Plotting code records

—————

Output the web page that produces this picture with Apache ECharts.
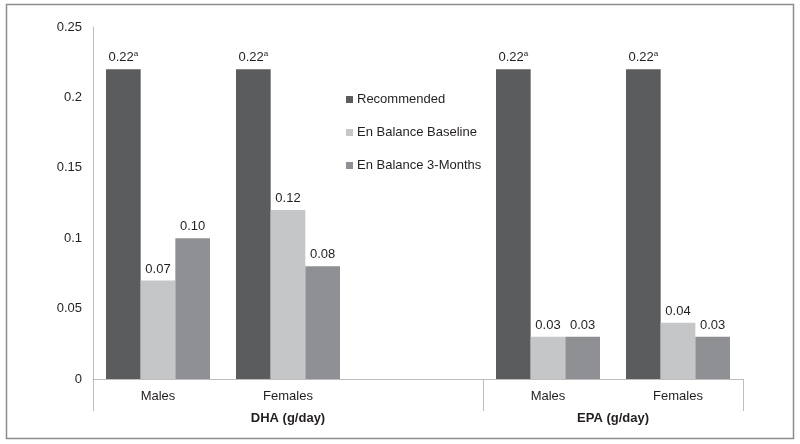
<!DOCTYPE html>
<html>
<head>
<meta charset="utf-8">
<script src="https://cdn.jsdelivr.net/npm/echarts@6/dist/echarts.min.js"></script>
<style>html,body{margin:0;padding:0;background:#fff}#c{width:800px;height:444px}</style>
</head>
<body>
<div id="c"></div>
<script>
var categories = ['Males', 'Females', '', 'Males', 'Females'];
var groupLabels = ['DHA (g/day)', 'EPA (g/day)'];
var seriesNames = ['Recommended', 'En Balance Baseline', 'En Balance 3-Months'];
var recommended = [0.22, 0.22, null, 0.22, 0.22];
var baseline = [0.07, 0.12, null, 0.03, 0.04];
var threeMonths = [0.10, 0.08, null, 0.03, 0.03];
var yTicks = [0, 0.05, 0.1, 0.15, 0.2, 0.25];

var FONT = '"Liberation Sans", Arial, Helvetica, sans-serif';
var TXT = '#231f20';
var AX = '#bdbdbd';

function barLabel(sup) {
  return {
    show: true,
    position: 'top',
    distance: 5,
    fontFamily: FONT,
    fontSize: 13,
    color: TXT,
    formatter: function (p) {
      if (p.value == null) return '';
      var s = '{v|' + p.value.toFixed(2) + '}';
      if (sup) s += '{s|a}';
      return s;
    },
    rich: {
      v: { fontFamily: FONT, fontSize: 13, color: TXT },
      s: { fontFamily: FONT, fontSize: 8, color: TXT, padding: [0, 0, 6, 0] }
    }
  };
}

var chart = echarts.init(document.getElementById('c'), null, { renderer: 'canvas' });
chart.setOption({
  animation: false,
  backgroundColor: '#fff',
  textStyle: { fontFamily: FONT },
  graphic: [{
    type: 'rect',
    shape: { x: 6.5, y: 4.5, width: 787, height: 434 },
    style: { fill: 'none', stroke: '#8c8c8c', lineWidth: 1.5 },
    silent: true
  }],
  legend: {
    orient: 'vertical',
    left: 346,
    top: 93,
    padding: 0,
    itemWidth: 7,
    itemHeight: 7,
    itemGap: 20,
    icon: 'rect',
    textStyle: { fontFamily: FONT, fontSize: 13, color: TXT, padding: [0, 0, 0, -1] },
    data: seriesNames
  },
  grid: { left: 93, right: 57, top: 27, bottom: 65, containLabel: false },
  xAxis: [{
    type: 'category',
    data: categories,
    axisLine: { lineStyle: { color: AX, width: 1 } },
    axisTick: { show: false },
    axisLabel: { fontFamily: FONT, fontSize: 13, color: TXT, margin: 11 },
    splitLine: { show: false }
  }, {
    type: 'value',
    position: 'bottom',
    min: 0,
    max: 5,
    axisLine: { show: false },
    splitLine: { show: false },
    axisTick: { show: true, customValues: [0, 3, 5], length: 32, lineStyle: { color: AX, width: 1 } },
    axisLabel: {
      show: true,
      customValues: [1.5, 4],
      margin: 33,
      fontFamily: FONT,
      fontSize: 13,
      fontWeight: 'bold',
      color: TXT,
      formatter: function (v) { return v < 3 ? groupLabels[0] : groupLabels[1]; }
    }
  }],
  yAxis: {
    type: 'value',
    min: 0,
    max: 0.25,
    interval: 0.05,
    axisLine: { show: true, lineStyle: { color: AX, width: 1 } },
    axisTick: { show: false },
    splitLine: { show: false },
    axisLabel: {
      fontFamily: FONT, fontSize: 13, color: TXT, margin: 11,
      formatter: function (v) { var t = yTicks.find(function (k) { return Math.abs(k - v) < 1e-9; }); return String(t); }
    }
  },
  series: [{
    name: seriesNames[0], type: 'bar', data: recommended,
    itemStyle: { color: '#5b5c5e' }, barGap: '0%', barCategoryGap: '20%',
    label: barLabel(true)
  }, {
    name: seriesNames[1], type: 'bar', data: baseline,
    itemStyle: { color: '#c5c6c8' }, barGap: '0%', barCategoryGap: '20%',
    label: barLabel(false)
  }, {
    name: seriesNames[2], type: 'bar', data: threeMonths,
    itemStyle: { color: '#8f9093' }, barGap: '0%', barCategoryGap: '20%',
    label: barLabel(false)
  }]
});
</script>
</body>
</html>
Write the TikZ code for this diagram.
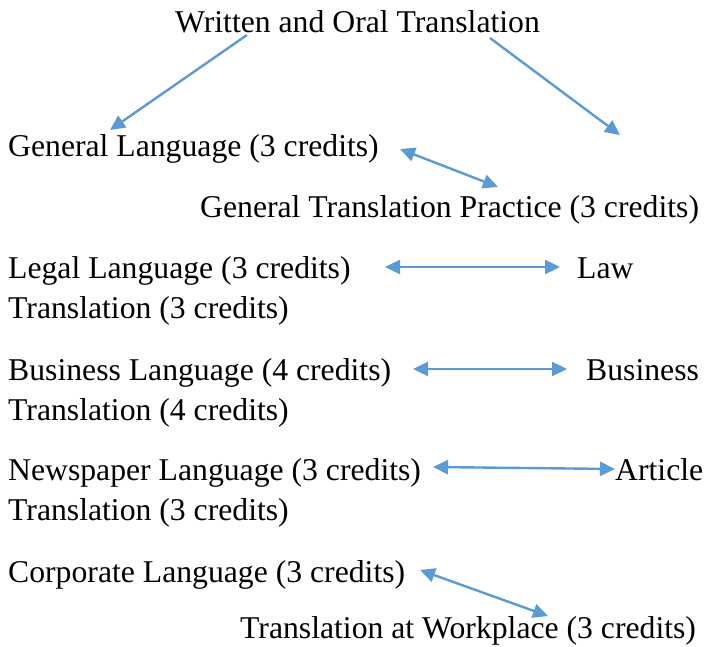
\documentclass[tikz,border=0pt]{standalone}
\usepackage{fontspec}
\setmainfont{Liberation Serif}
\usetikzlibrary{arrows.meta}
\definecolor{arrowblue}{HTML}{5B9BD5}
\tikzset{
  lbl/.style={anchor=base west, inner sep=0pt, font=\fontsize{31.7}{38}\selectfont},
  conn/.style={draw=arrowblue, line width=2.4pt, -{Triangle[length=15pt,width=14pt]}},
  dconn/.style={draw=arrowblue, line width=2.4pt, {Triangle[length=15pt,width=14pt]}-{Triangle[length=15pt,width=14pt]}}
}
\begin{document}
\begin{tikzpicture}[x=1pt,y=1pt]
\useasboundingbox (0,0) rectangle (707,-647);
\node[lbl] (top) at (175,-33) {Written and Oral Translation};
\node[lbl] (gl) at (8,-157) {General Language (3 credits)};
\node[lbl] (gtp) at (200,-218) {General Translation Practice (3 credits)};
\node[lbl] (ll) at (8,-278) {Legal Language (3 credits)};
\node[lbl] (law) at (577,-278) {Law};
\node[lbl] (lt) at (8,-318) {Translation (3 credits)};
\node[lbl] (bl) at (8,-380) {Business Language (4 credits)};
\node[lbl] (bus) at (586,-380) {Business};
\node[lbl] (bt) at (8,-420) {Translation (4 credits)};
\node[lbl] (nl) at (8,-480) {Newspaper Language (3 credits)};
\node[lbl] (art) at (615,-480) {Article};
\node[lbl] (nt) at (8,-520) {Translation (3 credits)};
\node[lbl] (cl) at (8,-582) {Corporate Language (3 credits)};
\node[lbl] (tw) at (240,-638) {Translation at Workplace (3 credits)};
% connector end points
\coordinate (a1s) at (247,-35);
\coordinate (a1e) at (110,-130);
\coordinate (a2s) at (490,-38);
\coordinate (a2e) at (620,-135);
\coordinate (g1) at (400,-149);
\coordinate (g2) at (498,-187);
\coordinate (l1) at (385,-267);
\coordinate (l2) at (560,-267);
\coordinate (b1) at (413,-369);
\coordinate (b2) at (567,-369);
\coordinate (n1) at (433,-467);
\coordinate (n2) at (615,-469);
\coordinate (c1) at (420,-570);
\coordinate (c2) at (548,-616);
\draw[conn] (a1s) -- (a1e);
\draw[conn] (a2s) -- (a2e);
\draw[dconn] (g1) -- (g2);
\draw[dconn] (l1) -- (l2);
\draw[dconn] (b1) -- (b2);
\draw[dconn] (n1) -- (n2);
\draw[dconn] (c1) -- (c2);
\end{tikzpicture}
\end{document}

—————

> Problem requirements: Repeat the listing in full and exactly. Leave any pictures out.

> Task result:
Output the web page that produces this picture with Apache ECharts.
<!DOCTYPE html>
<html>
<head>
<meta charset="utf-8">
<script src="https://cdn.jsdelivr.net/npm/echarts@6/dist/echarts.min.js"></script>
<style>html,body{margin:0;padding:0;background:#fff}#c{width:800px;height:444px}</style>
</head>
<body>
<div id="c"></div>
<script>
var categories = ['Males', 'Females', '', 'Males', 'Females'];
var groupLabels = ['DHA (g/day)', 'EPA (g/day)'];
var seriesNames = ['Recommended', 'En Balance Baseline', 'En Balance 3-Months'];
var recommended = [0.22, 0.22, null, 0.22, 0.22];
var baseline = [0.07, 0.12, null, 0.03, 0.04];
var threeMonths = [0.10, 0.08, null, 0.03, 0.03];
var yTicks = [0, 0.05, 0.1, 0.15, 0.2, 0.25];

var FONT = '"Liberation Sans", Arial, Helvetica, sans-serif';
var TXT = '#231f20';
var AX = '#bdbdbd';

function barLabel(sup) {
  return {
    show: true,
    position: 'top',
    distance: 5,
    fontFamily: FONT,
    fontSize: 13,
    color: TXT,
    formatter: function (p) {
      if (p.value == null) return '';
      var s = '{v|' + p.value.toFixed(2) + '}';
      if (sup) s += '{s|a}';
      return s;
    },
    rich: {
      v: { fontFamily: FONT, fontSize: 13, color: TXT },
      s: { fontFamily: FONT, fontSize: 8, color: TXT, padding: [0, 0, 6, 0] }
    }
  };
}

var chart = echarts.init(document.getElementById('c'), null, { renderer: 'canvas' });
chart.setOption({
  animation: false,
  backgroundColor: '#fff',
  textStyle: { fontFamily: FONT },
  graphic: [{
    type: 'rect',
    shape: { x: 6.5, y: 4.5, width: 787, height: 434 },
    style: { fill: 'none', stroke: '#8c8c8c', lineWidth: 1.5 },
    silent: true
  }],
  legend: {
    orient: 'vertical',
    left: 346,
    top: 93,
    padding: 0,
    itemWidth: 7,
    itemHeight: 7,
    itemGap: 20,
    icon: 'rect',
    textStyle: { fontFamily: FONT, fontSize: 13, color: TXT, padding: [0, 0, 0, -1] },
    data: seriesNames
  },
  grid: { left: 93, right: 57, top: 27, bottom: 65, containLabel: false },
  xAxis: [{
    type: 'category',
    data: categories,
    axisLine: { lineStyle: { color: AX, width: 1 } },
    axisTick: { show: false },
    axisLabel: { fontFamily: FONT, fontSize: 13, color: TXT, margin: 11 },
    splitLine: { show: false }
  }, {
    type: 'value',
    position: 'bottom',
    min: 0,
    max: 5,
    axisLine: { show: false },
    splitLine: { show: false },
    axisTick: { show: true, customValues: [0, 3, 5], length: 32, lineStyle: { color: AX, width: 1 } },
    axisLabel: {
      show: true,
      customValues: [1.5, 4],
      margin: 33,
      fontFamily: FONT,
      fontSize: 13,
      fontWeight: 'bold',
      color: TXT,
      formatter: function (v) { return v < 3 ? groupLabels[0] : groupLabels[1]; }
    }
  }],
  yAxis: {
    type: 'value',
    min: 0,
    max: 0.25,
    interval: 0.05,
    axisLine: { show: true, lineStyle: { color: AX, width: 1 } },
    axisTick: { show: false },
    splitLine: { show: false },
    axisLabel: {
      fontFamily: FONT, fontSize: 13, color: TXT, margin: 11,
      formatter: function (v) { var t = yTicks.find(function (k) { return Math.abs(k - v) < 1e-9; }); return String(t); }
    }
  },
  series: [{
    name: seriesNames[0], type: 'bar', data: recommended,
    itemStyle: { color: '#5b5c5e' }, barGap: '0%', barCategoryGap: '20%',
    label: barLabel(true)
  }, {
    name: seriesNames[1], type: 'bar', data: baseline,
    itemStyle: { color: '#c5c6c8' }, barGap: '0%', barCategoryGap: '20%',
    label: barLabel(false)
  }, {
    name: seriesNames[2], type: 'bar', data: threeMonths,
    itemStyle: { color: '#8f9093' }, barGap: '0%', barCategoryGap: '20%',
    label: barLabel(false)
  }]
});
</script>
</body>
</html>
Write the TikZ code for this diagram.
\documentclass[tikz,border=0pt]{standalone}
\usepackage{fontspec}
\setmainfont{Liberation Serif}
\usetikzlibrary{arrows.meta}
\definecolor{arrowblue}{HTML}{5B9BD5}
\tikzset{
  lbl/.style={anchor=base west, inner sep=0pt, font=\fontsize{31.7}{38}\selectfont},
  conn/.style={draw=arrowblue, line width=2.4pt, -{Triangle[length=15pt,width=14pt]}},
  dconn/.style={draw=arrowblue, line width=2.4pt, {Triangle[length=15pt,width=14pt]}-{Triangle[length=15pt,width=14pt]}}
}
\begin{document}
\begin{tikzpicture}[x=1pt,y=1pt]
\useasboundingbox (0,0) rectangle (707,-647);
\node[lbl] (top) at (175,-33) {Written and Oral Translation};
\node[lbl] (gl) at (8,-157) {General Language (3 credits)};
\node[lbl] (gtp) at (200,-218) {General Translation Practice (3 credits)};
\node[lbl] (ll) at (8,-278) {Legal Language (3 credits)};
\node[lbl] (law) at (577,-278) {Law};
\node[lbl] (lt) at (8,-318) {Translation (3 credits)};
\node[lbl] (bl) at (8,-380) {Business Language (4 credits)};
\node[lbl] (bus) at (586,-380) {Business};
\node[lbl] (bt) at (8,-420) {Translation (4 credits)};
\node[lbl] (nl) at (8,-480) {Newspaper Language (3 credits)};
\node[lbl] (art) at (615,-480) {Article};
\node[lbl] (nt) at (8,-520) {Translation (3 credits)};
\node[lbl] (cl) at (8,-582) {Corporate Language (3 credits)};
\node[lbl] (tw) at (240,-638) {Translation at Workplace (3 credits)};
% connector end points
\coordinate (a1s) at (247,-35);
\coordinate (a1e) at (110,-130);
\coordinate (a2s) at (490,-38);
\coordinate (a2e) at (620,-135);
\coordinate (g1) at (400,-149);
\coordinate (g2) at (498,-187);
\coordinate (l1) at (385,-267);
\coordinate (l2) at (560,-267);
\coordinate (b1) at (413,-369);
\coordinate (b2) at (567,-369);
\coordinate (n1) at (433,-467);
\coordinate (n2) at (615,-469);
\coordinate (c1) at (420,-570);
\coordinate (c2) at (548,-616);
\draw[conn] (a1s) -- (a1e);
\draw[conn] (a2s) -- (a2e);
\draw[dconn] (g1) -- (g2);
\draw[dconn] (l1) -- (l2);
\draw[dconn] (b1) -- (b2);
\draw[dconn] (n1) -- (n2);
\draw[dconn] (c1) -- (c2);
\end{tikzpicture}
\end{document}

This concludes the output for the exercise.